* _The request_: Which lines below hold the word "chart"? Copy all of them.

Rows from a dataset
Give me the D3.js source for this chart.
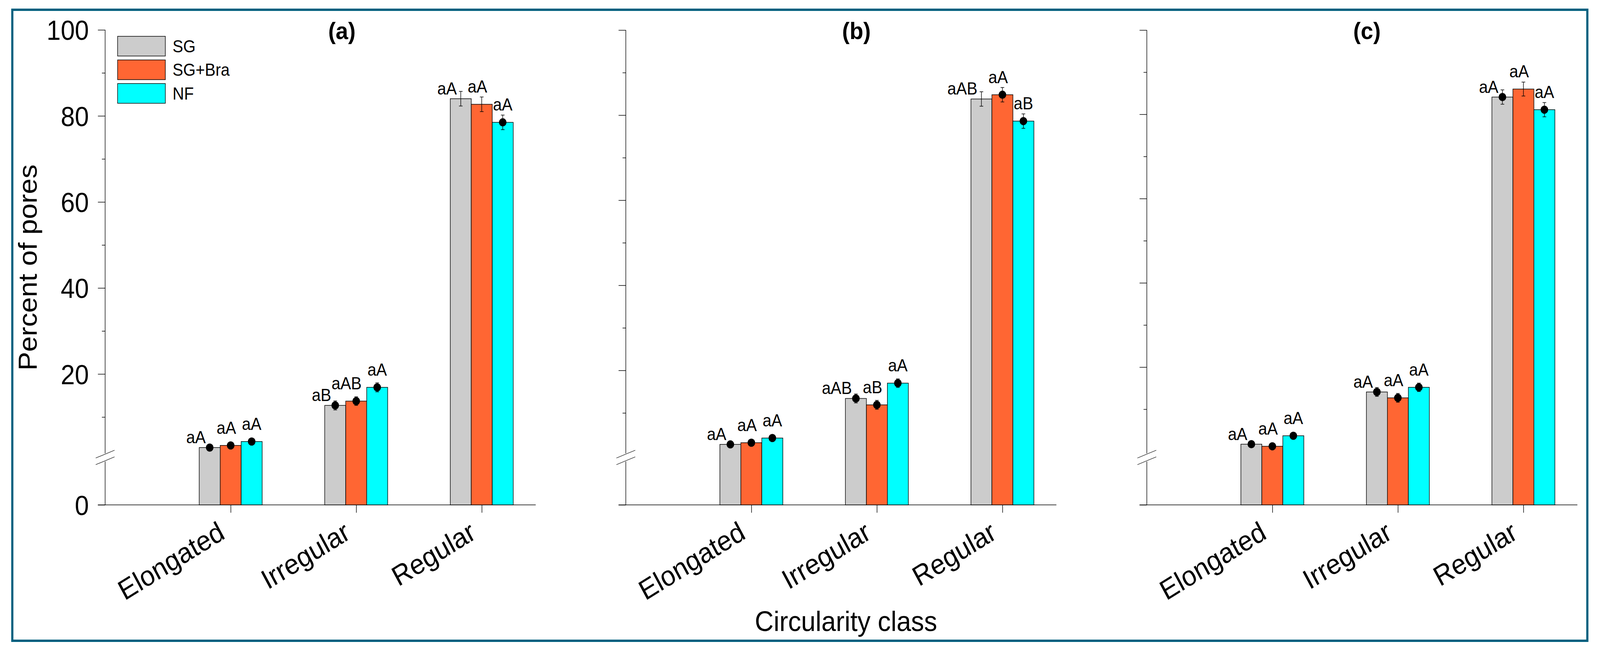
<!DOCTYPE html>
<html>
<head>
<meta charset="utf-8">
<script src="https://cdn.jsdelivr.net/npm/d3@7"></script>
<style>
html,body{margin:0;padding:0;background:#ffffff;width:100%;height:100%;overflow:hidden;}
svg{display:block;width:100vw;height:100vh;}
</style>
</head>
<body>
<svg id="chart" viewBox="0 0 4422 1680" preserveAspectRatio="none"></svg>
<script>
// ---------------- DATA ----------------
const categories = ["Elongated", "Irregular", "Regular"];
const seriesNames = ["SG", "SG+Bra", "NF"];
const panelNames = ["(a)", "(b)", "(c)"];
const majorTicks = [20, 40, 60, 80, 100];
const minorTicks = [10, 30, 50, 70, 90];
const zeroTick = [0];

// means (percent of pores) per panel, per series, over categories
const sgA = [2.9, 12.7, 84.0];
const sgBraA = [3.4, 13.7, 82.7];
const nfA = [4.3, 16.9, 78.5];
const sgB = [2.6, 13.4, 83.8];
const sgBraB = [3.0, 11.9, 84.8];
const nfB = [4.1, 17.0, 78.6];
const sgC = [1.7, 14.1, 84.1];
const sgBraC = [1.2, 12.7, 86.0];
const nfC = [3.7, 15.2, 81.1];

// standard errors
const sgErrA = [0.5, 1.05, 1.7];
const sgBraErrA = [0.5, 1.0, 1.7];
const nfErrA = [0.5, 1.05, 1.7];
const sgErrB = [0.5, 1.05, 1.7];
const sgBraErrB = [0.5, 1.05, 1.7];
const nfErrB = [0.5, 1.0, 1.7];
const sgErrC = [0.5, 1.05, 1.7];
const sgBraErrC = [0.5, 1.05, 1.65];
const nfErrC = [0.5, 1.0, 1.7];

// significance letters
const sgLetA = ["aA", "aB", "aA"];
const sgBraLetA = ["aA", "aAB", "aA"];
const nfLetA = ["aA", "aA", "aA"];
const sgLetB = ["aA", "aAB", "aAB"];
const sgBraLetB = ["aA", "aB", "aA"];
const nfLetB = ["aA", "aA", "aB"];
const sgLetC = ["aA", "aA", "aA"];
const sgBraLetC = ["aA", "aA", "aA"];
const nfLetC = ["aA", "aA", "aA"];

// whether a mean marker (dot) is drawn
const sgDotA = [1, 1, 0];
const sgBraDotA = [1, 1, 0];
const nfDotA = [1, 1, 1];
const sgDotB = [1, 1, 0];
const sgBraDotB = [1, 1, 1];
const nfDotB = [1, 1, 1];
const sgDotC = [1, 1, 1];
const sgBraDotC = [1, 1, 0];
const nfDotC = [1, 1, 1];

const panels = [
  {name: panelNames[0], means: [sgA, sgBraA, nfA], errs: [sgErrA, sgBraErrA, nfErrA], lets: [sgLetA, sgBraLetA, nfLetA], dots: [sgDotA, sgBraDotA, nfDotA]},
  {name: panelNames[1], means: [sgB, sgBraB, nfB], errs: [sgErrB, sgBraErrB, nfErrB], lets: [sgLetB, sgBraLetB, nfLetB], dots: [sgDotB, sgBraDotB, nfDotB]},
  {name: panelNames[2], means: [sgC, sgBraC, nfC], errs: [sgErrC, sgBraErrC, nfErrC], lets: [sgLetC, sgBraLetC, nfLetC], dots: [sgDotC, sgBraDotC, nfDotC]}
];

// ---------------- LAYOUT / STYLE ----------------
const FONT = "'Liberation Sans', Arial, Helvetica, sans-serif";
const colors = ["#cccccc", "#ff6633", "#00ffff"];
const layout = {
  baseY: 1293, breakTop: 1161, breakBot: 1182, axisLen: 1190,
  axisX: [290.6, 1729.6, 3169.5],
  y100: [76.5, 77, 77],
  y10: [1068, 1057.5, 1048],
  titleX: [945, 2367, 3778]
};

const svg = d3.select("#chart");
svg.append("rect").attr("x", 0).attr("y", 0).attr("width", 4422).attr("height", 1680).attr("fill", "#ffffff");

// frame
svg.append("rect")
  .attr("x", 34).attr("y", 25).attr("width", 4387 - 34).attr("height", 1641 - 25)
  .attr("fill", "none").attr("stroke", "#00607f").attr("stroke-width", 6);

panels.forEach((p, pi) => {
  const g = svg.append("g").attr("transform", `translate(${layout.axisX[pi]},0)`);
  const y = d3.scaleLinear().domain([10, 100]).range([layout.y10[pi], layout.y100[pi]]);
  const yLow = d3.scaleLinear().domain([0, 1]).range([layout.baseY, layout.breakBot]);
  const x = d3.scaleLinear().domain([0, 3.43]).range([0, layout.axisLen]);
  const xb = d3.scaleBand().domain(seriesNames).range([-87, 87]).padding(0);
  const bw = xb.bandwidth();

  // y axis line (broken)
  g.append("line").attr("x1", 0).attr("x2", 0).attr("y1", y(100)).attr("y2", layout.breakTop)
    .attr("stroke", "#000").attr("stroke-width", 1.5);
  g.append("line").attr("x1", 0).attr("x2", 0).attr("y1", layout.breakBot).attr("y2", layout.baseY)
    .attr("stroke", "#000").attr("stroke-width", 1.5);
  // break marks
  [[1173, 1153], [1190, 1170]].forEach(([a, b]) => {
    g.append("line").attr("x1", -26).attr("y1", a).attr("x2", 26).attr("y2", b)
      .attr("stroke", "#000").attr("stroke-width", 1.2);
  });
  // x axis line (extends left as zero tick)
  g.append("line").attr("x1", -20).attr("x2", layout.axisLen).attr("y1", layout.baseY).attr("y2", layout.baseY)
    .attr("stroke", "#000").attr("stroke-width", 1.5);

  // major y ticks
  const majAxis = d3.axisLeft(y).tickValues(majorTicks).tickSize(20).tickPadding(25)
    .tickFormat(pi === 0 ? d3.format("d") : () => "");
  const gMaj = g.append("g").call(majAxis);
  gMaj.select(".domain").remove();
  gMaj.selectAll("line").attr("stroke", "#000").attr("stroke-width", 1.5);
  gMaj.selectAll("text").attr("font-family", FONT).attr("font-size", 70).attr("fill", "#000").attr("dy", "0.36em");

  // minor y ticks
  const minAxis = d3.axisLeft(y).tickValues(minorTicks).tickSize(9).tickFormat(() => "");
  const gMin = g.append("g").call(minAxis);
  gMin.select(".domain").remove();
  gMin.selectAll("line").attr("stroke", "#000").attr("stroke-width", 1.5);

  // zero tick label
  const zeroAxis = d3.axisLeft(yLow).tickValues(zeroTick).tickSize(20).tickPadding(25)
    .tickFormat(pi === 0 ? d3.format("d") : () => "");
  const gZero = g.append("g").call(zeroAxis);
  gZero.select(".domain").remove();
  gZero.selectAll("line").attr("stroke", "#000").attr("stroke-width", 1.5);
  gZero.selectAll("text").attr("font-family", FONT).attr("font-size", 70).attr("fill", "#000").attr("dy", "0.36em");

  // x ticks
  const xAxis = d3.axisBottom(x).tickValues([1, 2, 3]).tickSize(20).tickFormat(() => "");
  const gX = g.append("g").attr("transform", `translate(0,${layout.baseY})`).call(xAxis);
  gX.select(".domain").remove();
  gX.selectAll("line").attr("stroke", "#000").attr("stroke-width", 1.5);

  // category labels
  categories.forEach((c, ci) => {
    g.append("text")
      .attr("transform", `translate(${x(ci + 1) - 12},${layout.baseY + 84}) rotate(-30)`)
      .attr("text-anchor", "end")
      .attr("font-family", FONT).attr("font-size", 72).attr("fill", "#000")
      .text(c);
  });

  // bars
  seriesNames.forEach((s, si) => {
    categories.forEach((c, ci) => {
      const m = p.means[si][ci];
      g.append("rect")
        .attr("x", x(ci + 1) + xb(s)).attr("width", bw)
        .attr("y", y(m)).attr("height", layout.baseY - y(m))
        .attr("fill", colors[si]).attr("stroke", "#000").attr("stroke-width", 1.5);
    });
  });

  // error bars, dots, letters
  seriesNames.forEach((s, si) => {
    categories.forEach((c, ci) => {
      const m = p.means[si][ci];
      const e = p.errs[si][ci];
      const cx = x(ci + 1) + xb(s) + bw / 2;
      g.append("line").attr("x1", cx).attr("x2", cx).attr("y1", y(m + e)).attr("y2", y(m - e))
        .attr("stroke", "#000").attr("stroke-width", 1.5);
      [m + e, m - e].forEach(v => {
        g.append("line").attr("x1", cx - 5).attr("x2", cx + 5).attr("y1", y(v)).attr("y2", y(v))
          .attr("stroke", "#000").attr("stroke-width", 1.5);
      });
      if (p.dots[si][ci]) {
        g.append("circle").attr("cx", cx).attr("cy", y(m)).attr("r", 10.5).attr("fill", "#000");
      }
      let tx, ty, anchor;
      if (si === 0) { tx = cx - 11; ty = y(m) - 11; anchor = "end"; }
      else if (si === 1) { tx = cx + 15; ty = y(m) - 30; anchor = "end"; }
      else { tx = cx; ty = y(m) - 30; anchor = "middle"; }
      g.append("text").attr("x", tx).attr("y", ty).attr("text-anchor", anchor)
        .attr("font-family", FONT).attr("font-size", 44).attr("fill", "#000")
        .text(p.lets[si][ci]);
    });
  });

  // panel title
  svg.append("text").attr("x", layout.titleX[pi]).attr("y", 100).attr("text-anchor", "middle")
    .attr("font-family", FONT).attr("font-weight", "bold").attr("font-size", 62).attr("fill", "#000")
    .text(p.name);
});

// legend (panel a)
const legend = svg.append("g").attr("transform", "translate(325,93)");
seriesNames.forEach((s, si) => {
  legend.append("rect").attr("x", 0).attr("y", si * 60.5).attr("width", 132).attr("height", 50.5)
    .attr("fill", colors[si]).attr("stroke", "#000").attr("stroke-width", 1.5);
  legend.append("text").attr("x", 152).attr("y", si * 60.5 + 25 + 16)
    .attr("font-family", FONT).attr("font-size", 44).attr("fill", "#000").text(s);
});

// axis titles
svg.append("text").attr("transform", "translate(102,685) rotate(-90)").attr("text-anchor", "middle")
  .attr("font-family", FONT).attr("font-size", 72).attr("fill", "#000").text("Percent of pores");
svg.append("text").attr("x", 2338).attr("y", 1616).attr("text-anchor", "middle")
  .attr("font-family", FONT).attr("font-size", 72).attr("fill", "#000").text("Circularity class");
</script>
</body>
</html>
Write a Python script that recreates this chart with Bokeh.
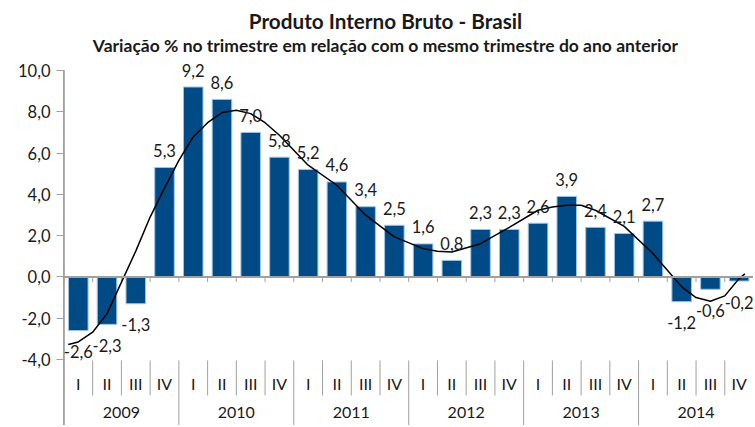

* _Written solution_:
Give me the D3.js source for this chart.
<svg id="chart" viewBox="0 0 4422 1680" preserveAspectRatio="none"></svg>
const svg = d3.select("#chart");
Write a Python script that recreates this chart with Bokeh.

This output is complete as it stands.